Dow – Stocks posted strong gains yesterday, with the Dow recording a gain of over 300 points on a stronger-than-expected ISM number and signs that the subprime fiasco may be nearing an end. Futures have retreated in overnight trading on a lower growth forecast for the U.S. economy from the International Monetary Fund, which reduced its outlook to 0.5 percent for the year. More troubling than the U.S. outlook, however, is the fact that the IMF slashed its global growth outlook to 3.7 percent from 4.1 percent and suggested that there is a one in four chance of a global recession. Today's factory orders report is expected to show a drop of 0.8 percent, which is also weighing on the market early. Traders will focus most of their attention, though, on the testimony of Federal Reserve Chairman Ben Bernanke before the Joint Economic Committee, which is his first such engagement since the proposed financial oversight plan was laid out. The Fed has worked overtime to try to keep banks and the credit markets liquid and his testimony on these subjects will be keenly watched. June mini Dow futures broke out of a sideways-to-lower consolidation pattern on the daily chart and closed above the near-term relative high close. This suggests a possible test of the next relative high of 12722, with a close above this level possibly signaling a longer-term recovery. Support comes in at 12330, 12032 and 11870, while resistance can be found at 12790, 12952 and 13250.
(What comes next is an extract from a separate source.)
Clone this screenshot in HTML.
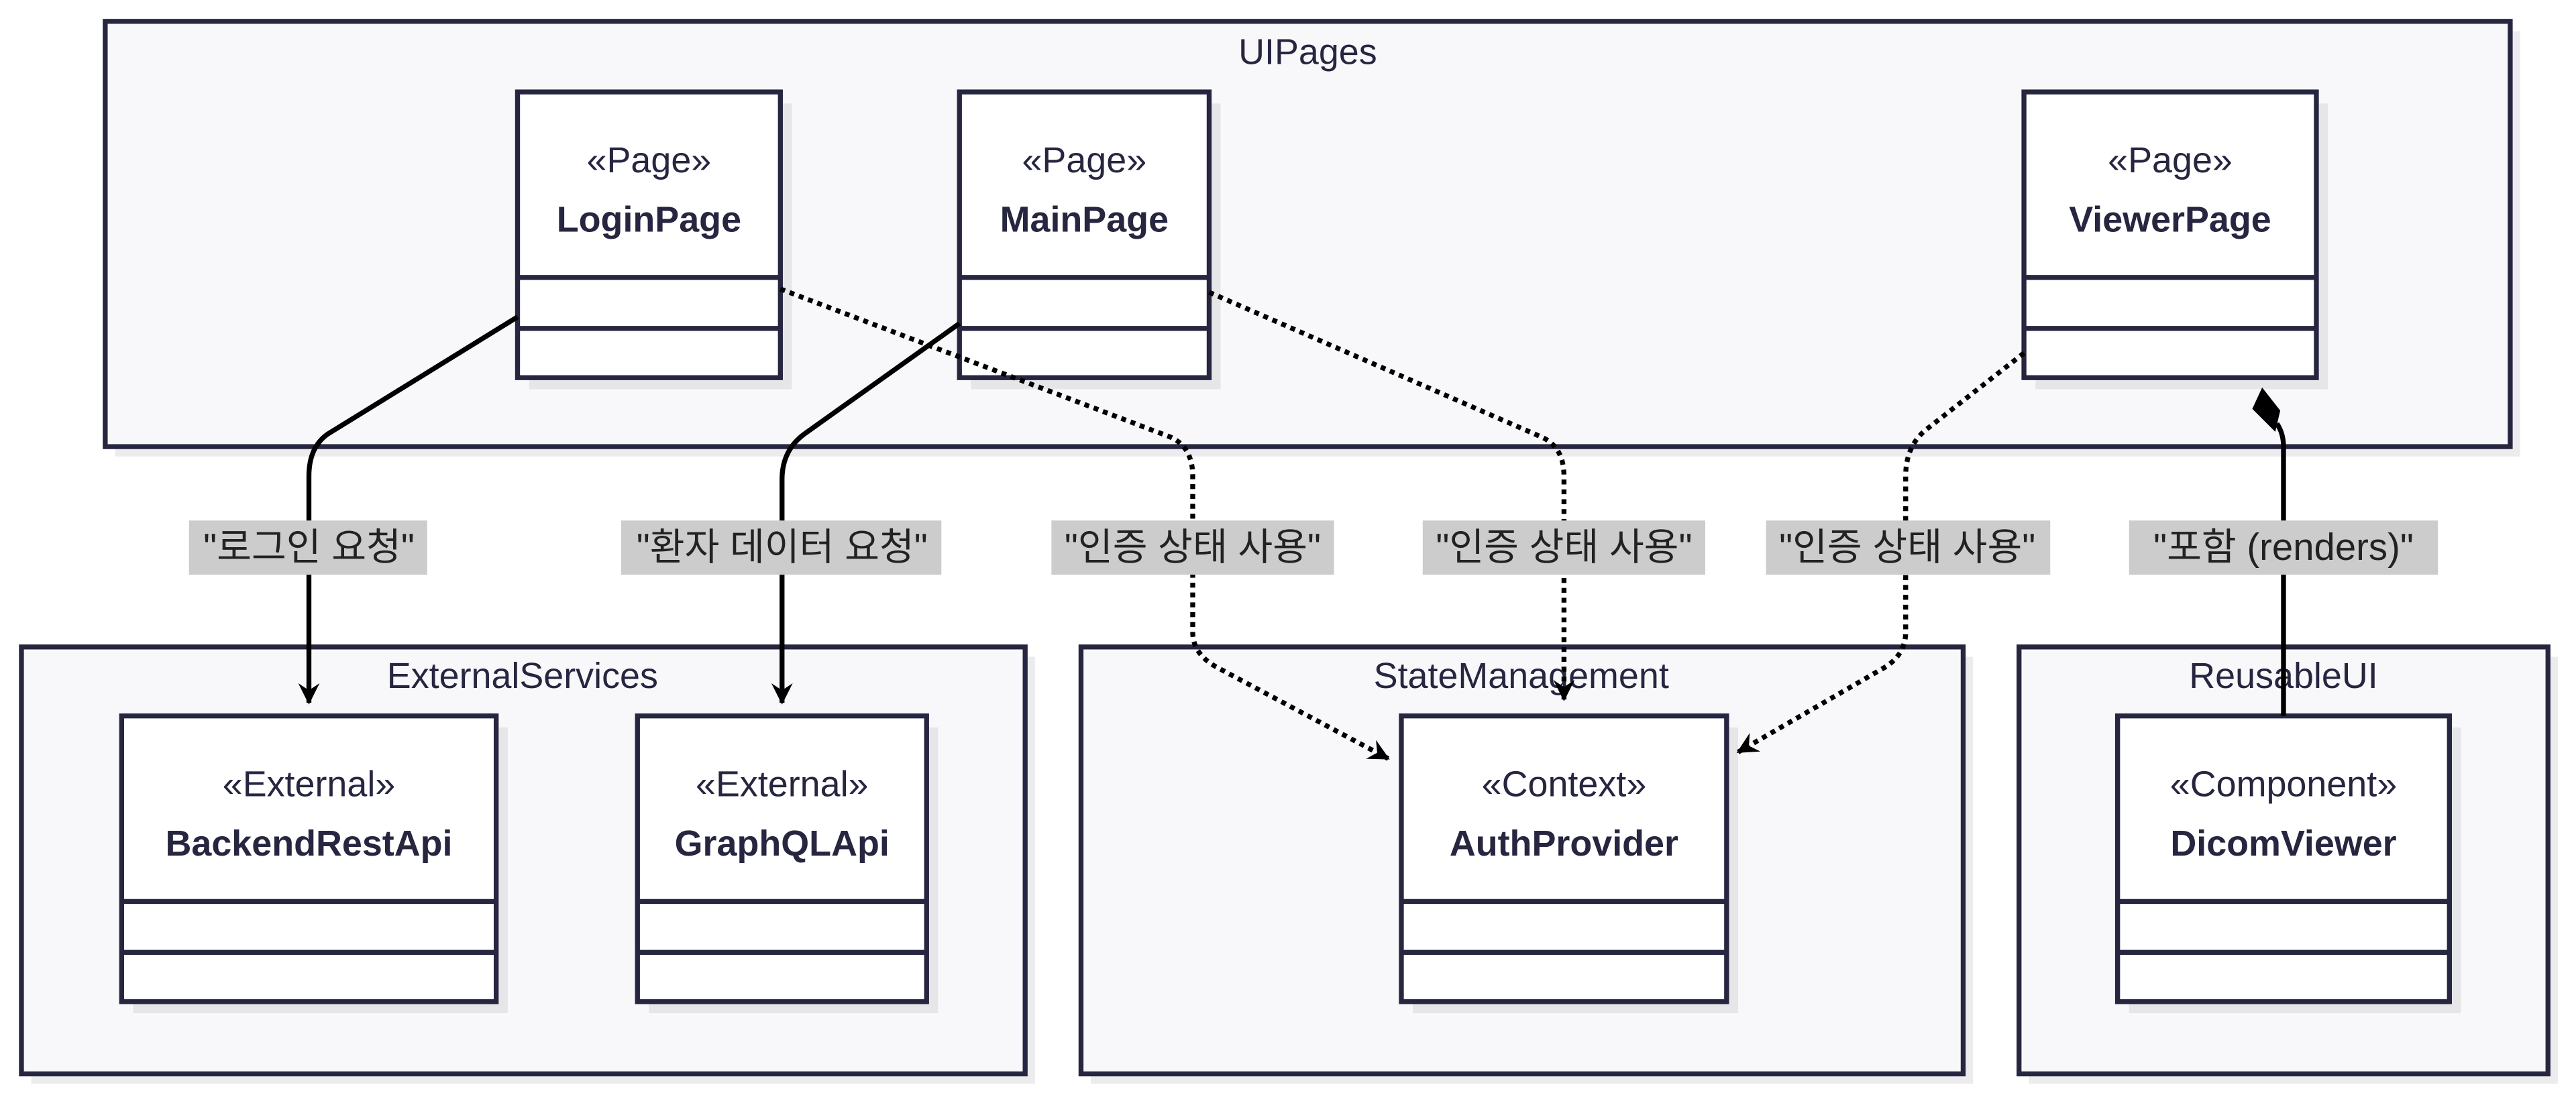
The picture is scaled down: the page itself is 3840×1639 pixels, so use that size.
<!DOCTYPE html>
<html><head><meta charset="utf-8"><style>
html,body{margin:0;padding:0;background:#fff;}
svg{display:block}
text{font-family:"Liberation Sans","Noto Sans CJK KR",sans-serif;fill:#272640;}
.t{font-size:22px;text-anchor:middle}
.b{font-size:22px;font-weight:bold;text-anchor:middle}
.l{font-size:23px;text-anchor:middle;fill:#222}
</style></head><body>
<svg width="3840" height="1639" viewBox="0 0 1568 669.3" xmlns="http://www.w3.org/2000/svg">
<defs>
<marker id="ar" viewBox="0 0 12 12" refX="11" refY="6" markerWidth="13" markerHeight="13" markerUnits="userSpaceOnUse" orient="auto">
<path d="M0,0 L12,6 L0,12 L4,6 z" fill="#000"/></marker>
</defs>
<g stroke="none" fill="#ececee">
<rect x="70" y="19" width="1464" height="259"/>
<rect x="19" y="400" width="611" height="260"/>
<rect x="664" y="400" width="537" height="260"/>
<rect x="1235" y="400" width="322" height="260"/>
</g>
<g stroke="#272640" stroke-width="3" fill="#f8f8fa">
<rect x="64" y="13" width="1464" height="259"/>
<rect x="13" y="394" width="611" height="260"/>
<rect x="658" y="394" width="537" height="260"/>
<rect x="1229" y="394" width="322" height="260"/>
</g>
<text class="t" x="796" y="39">UIPages</text>
<text class="t" x="318" y="419">ExternalServices</text>
<text class="t" x="926" y="419">StateManagement</text>
<text class="t" x="1390" y="419">ReusableUI</text>

<g fill="#e6e6e9">
<rect x="322" y="63" width="160" height="174"/>
<rect x="591" y="63" width="152" height="174"/>
<rect x="1239" y="63" width="178" height="174"/>
<rect x="81" y="443" width="228" height="174"/>
<rect x="395" y="443" width="176" height="174"/>
<rect x="860" y="443" width="198" height="174"/>
<rect x="1296" y="443" width="202" height="174"/>
</g>
<g stroke="#272640" stroke-width="3" fill="#fff">
<rect x="315" y="56" width="160" height="174"/><path d="M315 169H475M315 200H475"/>
<rect x="584" y="56" width="152" height="174"/><path d="M584 169H736M584 200H736"/>
<rect x="1232" y="56" width="178" height="174"/><path d="M1232 169H1410M1232 200H1410"/>
<rect x="74" y="436" width="228" height="174"/><path d="M74 549H302M74 580H302"/>
<rect x="388" y="436" width="176" height="174"/><path d="M388 549H564M388 580H564"/>
<rect x="853" y="436" width="198" height="174"/><path d="M853 549H1051M853 580H1051"/>
<rect x="1289" y="436" width="202" height="174"/><path d="M1289 549H1491M1289 580H1491"/>
</g>
<text class="t" x="395" y="105">«Page»</text><text class="b" x="395" y="141">LoginPage</text>
<text class="t" x="660" y="105">«Page»</text><text class="b" x="660" y="141">MainPage</text>
<text class="t" x="1321" y="105">«Page»</text><text class="b" x="1321" y="141">ViewerPage</text>
<text class="t" x="188" y="485">«External»</text><text class="b" x="188" y="521">BackendRestApi</text>
<text class="t" x="476" y="485">«External»</text><text class="b" x="476" y="521">GraphQLApi</text>
<text class="t" x="952" y="485">«Context»</text><text class="b" x="952" y="521">AuthProvider</text>
<text class="t" x="1390" y="485">«Component»</text><text class="b" x="1390" y="521">DicomViewer</text>

<g fill="none" stroke="#000" stroke-width="3">
<path d="M315 193 L200 264 Q188 272 188 290 L188 428" marker-end="url(#ar)"/>
<path d="M584 197 L490 264 Q476 274 476 292 L476 428" marker-end="url(#ar)"/>
<path d="M1390 436 L1390 272 Q1390 264 1386 258"/>
</g>
<path d="M1377 236 L1388 250 L1385 263 L1371 249 z" fill="#000"/>
<g fill="none" stroke="#000" stroke-width="3" stroke-dasharray="3,3">
<path d="M475 176 L712 266 Q726 272 726 290 L726 385 Q726 398 740 406 L845 462" marker-end="url(#ar)"/>
<path d="M736 178 L938 266 Q952 272 952 290 L952 426" marker-end="url(#ar)"/>
<path d="M1232 215 L1172 262 Q1160 272 1160 290 L1160 385 Q1160 398 1148 406 L1058 458" marker-end="url(#ar)"/>
</g>
<g fill="#cccccc">
<rect x="115" y="317" width="145" height="33"/>
<rect x="378" y="317" width="195" height="33"/>
<rect x="640" y="317" width="172" height="33"/>
<rect x="866" y="317" width="172" height="33"/>
<rect x="1075" y="317" width="173" height="33"/>
<rect x="1296" y="317" width="188" height="33"/>
</g>
<text class="l" x="188" y="341">"로그인 요청"</text>
<text class="l" x="476" y="341">"환자 데이터 요청"</text>
<text class="l" x="726" y="341">"인증 상태 사용"</text>
<text class="l" x="952" y="341">"인증 상태 사용"</text>
<text class="l" x="1161" y="341">"인증 상태 사용"</text>
<text class="l" x="1390" y="341">"포함 (renders)"</text>
</svg>
</body></html>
Gold – Gold futures jumped this morning on the IMF report, which signals weakness in the global economy and makes the metal appealing once again as a “safe haven” investment. The report was especially skeptical of the U.S. growth outlook, sending the greenback lower and commodity prices higher. Gold has had its share of struggles recently due to the recovery in the equity markets, which along with a slight rebound in the Dollar has pulled capital away from commodities and led to a collapse in Gold prices. Failure to make further advances in the major stock indexes could result in a recovery in precious metal prices. If economic data continues to surpass analyst expectations and the U.S. economy shows signs of recovery, it could lead to a larger sell-off in Gold, as traders would continue to pull their funds out of commodities and buy equities. Also, this scenario could lead to a larger-scale recovery in the U.S. Dollar, resulting in overseas money leaving the precious metals market. The daily June Gold chart shows a bearish reversal from contract highs, but has not given an indication of bear market conditions to this point. Closes below 860 could signal that the bull run may be over, and sell-offs beyond 830 would signal a technical bear market. Support comes in at 867.50, 847.20 and 818.10, while resistance can be found at 916.90, 946.00 and 966.30.

10-Year Notes – Notes fell sharply yesterday, as money flowed into the equity markets at the expense of commodities and treasuries. The recent rebound in equity prices from lows has put some pressure on Note and Bond prices, leading to sideways congestion on the daily chart. Today's testimony by Bernanke will give traders better insight into the Fed's mindset and may give a clearer picture of what the central bank's interest policy may be in the near-term future. If the testimony is dominated by talk of inflation and recovery, it would likely be seen as bearish for interest rate instruments. On the other hand, if the session is marked by talk of economic uncertainty and the housing and credits crises, it would likely be seen as Bond and Note friendly. Yesterday's close below recent lows of 117-26.5 can be seen as bearish short-term, but June T-Notes have chart support at 117-14, 116-21 and 116-05 to buffer the downside. The 9-day moving average looks to be crossing the 18-day to the downside, which is a bearish signal short-term. Support comes in at 117-01, 116-11 and 115-10, while resistance can be found at 118-24, 119-25 and 120-15.